Problem to solve >> Would you transcribe the whole listing exactly, minus its pictures?

--- Begin Supplied information ---

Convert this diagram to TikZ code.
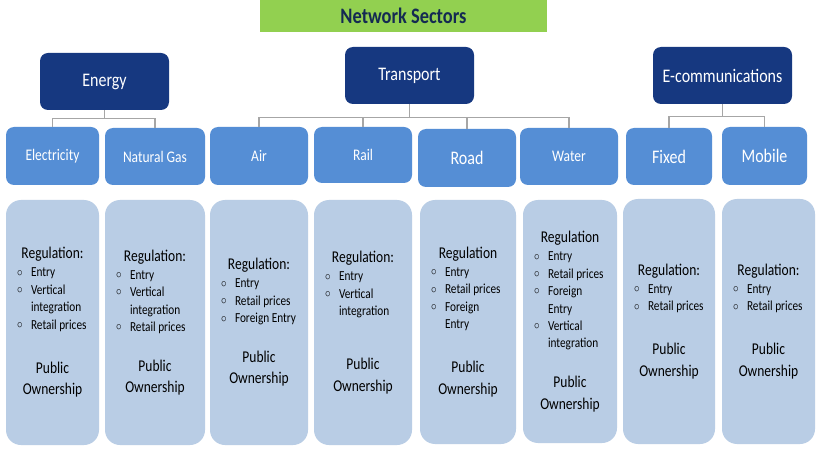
\documentclass[tikz,border=0pt]{standalone}
\usepackage{fontspec}
\setmainfont{Carlito}
\usepackage{graphicx}
\tikzset{every picture/.style={line width=0.75pt}}

\definecolor{titlegreen}{RGB}{146,208,80}
\definecolor{titletext}{RGB}{20,42,82}
\definecolor{sectornavy}{RGB}{22,56,128}
\definecolor{branchblue}{RGB}{85,142,213}
\definecolor{detailblue}{RGB}{185,205,229}
\definecolor{linkgrey}{RGB}{166,166,166}

% text of the slide is a bit taller than wide
\newcommand{\vstretch}[1]{\scalebox{1}[1.2]{#1}}
% one bullet line and its continuation
\newcommand{\ri}[1]{\par\noindent\makebox[14pt][l]{\raisebox{0.5pt}{$\circ$}}#1}
\newcommand{\rc}[1]{\par\noindent\hspace*{14pt}#1}
% [gap]{width}{heading}{bullets}
\newcommand{\regtext}[4][18.5pt]{\scalebox{1}[1.22]{\parbox{#2}{%
  \centering\fontsize{13.5}{15}\selectfont #3\par
  \vspace{0.5pt}\raggedright\fontsize{11.3}{14.3}\selectfont #4\par
  \vspace{#1}\centering\fontsize{13.5}{17.6}\selectfont Public\\Ownership\par}}}

\tikzset{
  headline/.style={fill=titlegreen, text=titletext, inner sep=0pt,
    minimum width=287pt, minimum height=32pt,
    font=\bfseries\fontsize{18.4}{20}\selectfont},
  sector/.style={fill=sectornavy, text=white, rounded corners=8pt, inner sep=0pt,
    minimum height=57pt, font=\fontsize{16}{18}\selectfont},
  branch/.style={fill=branchblue, text=white, rounded corners=8pt, inner sep=0pt,
    minimum height=57pt, font=\fontsize{13.5}{15}\selectfont},
  bigbranch/.style={branch, font=\fontsize{16}{18}\selectfont},
  detail/.style={fill=detailblue, text=black, rounded corners=15pt, inner sep=0pt,
    minimum height=245pt},
  link/.style={draw=linkgrey, line width=1.5pt},
}

\begin{document}
\begin{tikzpicture}[x=1pt,y=-1pt]
    % page
    \fill[white] (0,0) rectangle (816,462);
    \useasboundingbox (0,0) rectangle (816,462);

    % title
    \node[headline] (title) at (403.5,16) {\vstretch{Network Sectors}};

    % sectors
    \node[sector, minimum width=129pt] (energy) at (104.5,81.5) {\vstretch{Energy}};
    \node[sector, minimum width=129pt] (transport) at (409.5,75.5) {\vstretch{Transport}};
    \node[sector, minimum width=139pt] (ecom) at (722.5,75.5) {\vstretch{E-communications}};

    % branches
    \node[branch, minimum width=93pt, minimum height=58pt] (elec) at (52.5,156) {\vstretch{Electricity}};
    \node[branch, minimum width=100pt] (gas) at (155,156.5) {\vstretch{Natural Gas}};
    \node[branch, minimum width=98pt, minimum height=58pt] (air) at (259,156) {\vstretch{Air}};
    \node[branch, minimum width=98pt, minimum height=56pt] (rail) at (363,155) {\vstretch{Rail}};
    \node[bigbranch, minimum width=98pt, minimum height=58pt] (road) at (467,158) {\vstretch{Road}};
    \node[branch, minimum width=98pt] (water) at (569,156.5) {\vstretch{Water}};
    \node[bigbranch, minimum width=86pt] (fixed) at (669,156.5) {\vstretch{Fixed}};
    \node[bigbranch, minimum width=85pt, minimum height=58pt] (mobile) at (764.5,156) {\vstretch{Mobile}};

    % connectors
    \draw[link] (energy.south) -- ++(0,8) coordinate (energyhub);
    \draw[link] (energyhub) -| (elec.north);
    \draw[link] (energyhub) -| (gas.north);
    \draw[link] (transport.south) -- ++(0,13) coordinate (transporthub);
    \foreach \b in {air,rail,road,water}
        \draw[link] (transporthub) -| (\b.north);
    \draw[link] (ecom.south) -- ++(0,12) coordinate (ecomhub);
    \draw[link] (ecomhub) -| (fixed.north);
    \draw[link] (ecomhub) -| (mobile.north);

    % regulation boxes
    \node[detail, minimum width=93pt] (elecreg) at (52.5,322.5) {};
    \node[detail, minimum width=100pt] (gasreg) at (155,322.5) {};
    \node[detail, minimum width=98pt] (airreg) at (259,322.5) {};
    \node[detail, minimum width=98pt] (railreg) at (363,322.5) {};
    \node[detail, minimum width=96pt, minimum height=244pt] (roadreg) at (468,322) {};
    \node[detail, minimum width=94pt, minimum height=243pt] (waterreg) at (570,321.5) {};
    \node[detail, minimum width=92pt] (fixedreg) at (669,321.5) {};
    \node[detail, minimum width=93pt] (mobilereg) at (768.5,321.5) {};

    % regulation texts
    \node[inner sep=0pt] (electext) at (elecreg.center)
        {\regtext{71pt}{Regulation:}{\ri{Entry}\ri{Vertical}\rc{integration}\ri{Retail prices}}};
    \node[inner sep=0pt] (gastext) at (gasreg.center)
        {\regtext[15pt]{78pt}{Regulation:}{\ri{Entry}\ri{Vertical}\rc{integration}\ri{Retail prices}}};
    \node[inner sep=0pt] (airtext) at (airreg.center)
        {\regtext[15pt]{76pt}{Regulation:}{\ri{Entry}\ri{Retail prices}\ri{Foreign Entry}}};
    \node[inner sep=0pt] (railtext) at (railreg.center)
        {\regtext[26.7pt]{76pt}{Regulation:}{\ri{Entry}\ri{Vertical}\rc{integration}}};
    \node[inner sep=0pt] (roadtext) at (roadreg.center)
        {\regtext{74pt}{Regulation}{\ri{Entry}\ri{Retail prices}\ri{Foreign}\rc{Entry}}};
    \node[inner sep=0pt] (watertext) at (waterreg.center)
        {\regtext[15pt]{72pt}{Regulation}{\ri{Entry}\ri{Retail prices}\ri{Foreign}\rc{Entry}\ri{Vertical}\rc{integration}}};
    \node[inner sep=0pt] (fixedtext) at (fixedreg.center)
        {\regtext{70pt}{Regulation:}{\ri{Entry}\ri{Retail prices}}};
    \node[inner sep=0pt] (mobiletext) at (mobilereg.center)
        {\regtext{71pt}{Regulation:}{\ri{Entry}\ri{Retail prices}}};
\end{tikzpicture}
\end{document}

--- End Supplied information ---

Exercise answer >>
Convert this diagram to TikZ code.
\documentclass[tikz,border=0pt]{standalone}
\usepackage{fontspec}
\setmainfont{Carlito}
\usepackage{graphicx}
\tikzset{every picture/.style={line width=0.75pt}}

\definecolor{titlegreen}{RGB}{146,208,80}
\definecolor{titletext}{RGB}{20,42,82}
\definecolor{sectornavy}{RGB}{22,56,128}
\definecolor{branchblue}{RGB}{85,142,213}
\definecolor{detailblue}{RGB}{185,205,229}
\definecolor{linkgrey}{RGB}{166,166,166}

% text of the slide is a bit taller than wide
\newcommand{\vstretch}[1]{\scalebox{1}[1.2]{#1}}
% one bullet line and its continuation
\newcommand{\ri}[1]{\par\noindent\makebox[14pt][l]{\raisebox{0.5pt}{$\circ$}}#1}
\newcommand{\rc}[1]{\par\noindent\hspace*{14pt}#1}
% [gap]{width}{heading}{bullets}
\newcommand{\regtext}[4][18.5pt]{\scalebox{1}[1.22]{\parbox{#2}{%
  \centering\fontsize{13.5}{15}\selectfont #3\par
  \vspace{0.5pt}\raggedright\fontsize{11.3}{14.3}\selectfont #4\par
  \vspace{#1}\centering\fontsize{13.5}{17.6}\selectfont Public\\Ownership\par}}}

\tikzset{
  headline/.style={fill=titlegreen, text=titletext, inner sep=0pt,
    minimum width=287pt, minimum height=32pt,
    font=\bfseries\fontsize{18.4}{20}\selectfont},
  sector/.style={fill=sectornavy, text=white, rounded corners=8pt, inner sep=0pt,
    minimum height=57pt, font=\fontsize{16}{18}\selectfont},
  branch/.style={fill=branchblue, text=white, rounded corners=8pt, inner sep=0pt,
    minimum height=57pt, font=\fontsize{13.5}{15}\selectfont},
  bigbranch/.style={branch, font=\fontsize{16}{18}\selectfont},
  detail/.style={fill=detailblue, text=black, rounded corners=15pt, inner sep=0pt,
    minimum height=245pt},
  link/.style={draw=linkgrey, line width=1.5pt},
}

\begin{document}
\begin{tikzpicture}[x=1pt,y=-1pt]
    % page
    \fill[white] (0,0) rectangle (816,462);
    \useasboundingbox (0,0) rectangle (816,462);

    % title
    \node[headline] (title) at (403.5,16) {\vstretch{Network Sectors}};

    % sectors
    \node[sector, minimum width=129pt] (energy) at (104.5,81.5) {\vstretch{Energy}};
    \node[sector, minimum width=129pt] (transport) at (409.5,75.5) {\vstretch{Transport}};
    \node[sector, minimum width=139pt] (ecom) at (722.5,75.5) {\vstretch{E-communications}};

    % branches
    \node[branch, minimum width=93pt, minimum height=58pt] (elec) at (52.5,156) {\vstretch{Electricity}};
    \node[branch, minimum width=100pt] (gas) at (155,156.5) {\vstretch{Natural Gas}};
    \node[branch, minimum width=98pt, minimum height=58pt] (air) at (259,156) {\vstretch{Air}};
    \node[branch, minimum width=98pt, minimum height=56pt] (rail) at (363,155) {\vstretch{Rail}};
    \node[bigbranch, minimum width=98pt, minimum height=58pt] (road) at (467,158) {\vstretch{Road}};
    \node[branch, minimum width=98pt] (water) at (569,156.5) {\vstretch{Water}};
    \node[bigbranch, minimum width=86pt] (fixed) at (669,156.5) {\vstretch{Fixed}};
    \node[bigbranch, minimum width=85pt, minimum height=58pt] (mobile) at (764.5,156) {\vstretch{Mobile}};

    % connectors
    \draw[link] (energy.south) -- ++(0,8) coordinate (energyhub);
    \draw[link] (energyhub) -| (elec.north);
    \draw[link] (energyhub) -| (gas.north);
    \draw[link] (transport.south) -- ++(0,13) coordinate (transporthub);
    \foreach \b in {air,rail,road,water}
        \draw[link] (transporthub) -| (\b.north);
    \draw[link] (ecom.south) -- ++(0,12) coordinate (ecomhub);
    \draw[link] (ecomhub) -| (fixed.north);
    \draw[link] (ecomhub) -| (mobile.north);

    % regulation boxes
    \node[detail, minimum width=93pt] (elecreg) at (52.5,322.5) {};
    \node[detail, minimum width=100pt] (gasreg) at (155,322.5) {};
    \node[detail, minimum width=98pt] (airreg) at (259,322.5) {};
    \node[detail, minimum width=98pt] (railreg) at (363,322.5) {};
    \node[detail, minimum width=96pt, minimum height=244pt] (roadreg) at (468,322) {};
    \node[detail, minimum width=94pt, minimum height=243pt] (waterreg) at (570,321.5) {};
    \node[detail, minimum width=92pt] (fixedreg) at (669,321.5) {};
    \node[detail, minimum width=93pt] (mobilereg) at (768.5,321.5) {};

    % regulation texts
    \node[inner sep=0pt] (electext) at (elecreg.center)
        {\regtext{71pt}{Regulation:}{\ri{Entry}\ri{Vertical}\rc{integration}\ri{Retail prices}}};
    \node[inner sep=0pt] (gastext) at (gasreg.center)
        {\regtext[15pt]{78pt}{Regulation:}{\ri{Entry}\ri{Vertical}\rc{integration}\ri{Retail prices}}};
    \node[inner sep=0pt] (airtext) at (airreg.center)
        {\regtext[15pt]{76pt}{Regulation:}{\ri{Entry}\ri{Retail prices}\ri{Foreign Entry}}};
    \node[inner sep=0pt] (railtext) at (railreg.center)
        {\regtext[26.7pt]{76pt}{Regulation:}{\ri{Entry}\ri{Vertical}\rc{integration}}};
    \node[inner sep=0pt] (roadtext) at (roadreg.center)
        {\regtext{74pt}{Regulation}{\ri{Entry}\ri{Retail prices}\ri{Foreign}\rc{Entry}}};
    \node[inner sep=0pt] (watertext) at (waterreg.center)
        {\regtext[15pt]{72pt}{Regulation}{\ri{Entry}\ri{Retail prices}\ri{Foreign}\rc{Entry}\ri{Vertical}\rc{integration}}};
    \node[inner sep=0pt] (fixedtext) at (fixedreg.center)
        {\regtext{70pt}{Regulation:}{\ri{Entry}\ri{Retail prices}}};
    \node[inner sep=0pt] (mobiletext) at (mobilereg.center)
        {\regtext{71pt}{Regulation:}{\ri{Entry}\ri{Retail prices}}};
\end{tikzpicture}
\end{document}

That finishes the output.